According to the University of New Hampshire Survey Center, Ms. Hassan has 50% among likely voters in its poll released Sunday evening, while Mr. Bolduc stood at 48%. Libertarian Party candidate Jeremy Kauffman picked up 1%, and 1% supported someone else or were undecided.
Ms. Hassan previously held an 8-point lead over Mr. Bolduc in UNH’s poll conducted in September.
Her 2-point lead over the retired general is within the survey’s sampling error of 2.1 percentage points. Mr. Bolduc’s campaign told The Washington Times that it was clear the Democrats made a bad bet.
A longtime Democratic operative in Washington said the strategy was “definitely risky.”
“It undercuts the urgency of Biden going out and giving these two big speeches about democracy being on the ballot then having at least some democratically aligned groups supporting candidates who are 2020 election deniers,” said the operative, not wanting to be identified talking about the party’s missteps. “Voters have a very short attention span, and they won’t remember it or think about it.”

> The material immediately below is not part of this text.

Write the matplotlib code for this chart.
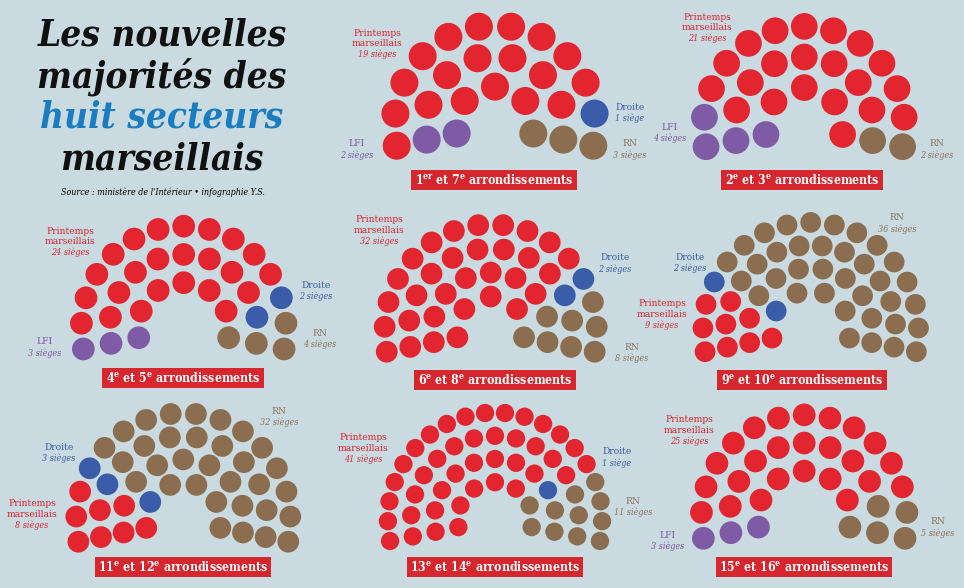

House Democrats, through the Democratic Congressional Campaign Committee, targeted Republican primaries to try to prop up Trump-endorsed candidates through ad buys, including Michigan Republican John Gibbs, who is in a competitive race with Democrat Hillary Scholten in the state’s 3rd Congressional District.
Despite the Democratic attacks on Mr. Gibbs as an “extremist,” political analysts show Ms. Scholten as only slightly favored in the race, while both sides acknowledge that the election is close.
Democrats bankrolled other Republican candidates in the primaries. According to a Washington Post analysis, the party spent nearly $53 million in nine states in primaries this cycle to amplify conservative Republican candidates, who they viewed as easier to beat.
Of the 13 congressional and gubernatorial primaries where Democrats intervened to help their Republican of choice win, six made it out of the primary.
A Democratic political action committee spent nearly $100,000 to boost Trump-endorsed conservative Robert Burns in New Hampshire’s Republican primary for the state’s 2nd Congressional District. He won the primary but isn’t as easy to defeat as Democrats had hoped. A poll last week showed Mr. Burns ahead of incumbent Ann McLane Kuster by 1 point, although other polls show Mrs. Kuster up by 8 points.
Mr. Schumer’s Senate Majority PAC funded TV ads for the unsuccessful campaign of conservative state Rep. Ron Hanks over businessman Joe O’Dea in the Republican Senate primary in Colorado.
Despite the ads, Mr. O’Dea won the race by a 9-point margin. He is now facing off against Democrat incumbent Sen. Michael Bennet. Real Clear Politics has shifted its prediction of the race from lean Democrat to “toss-up.”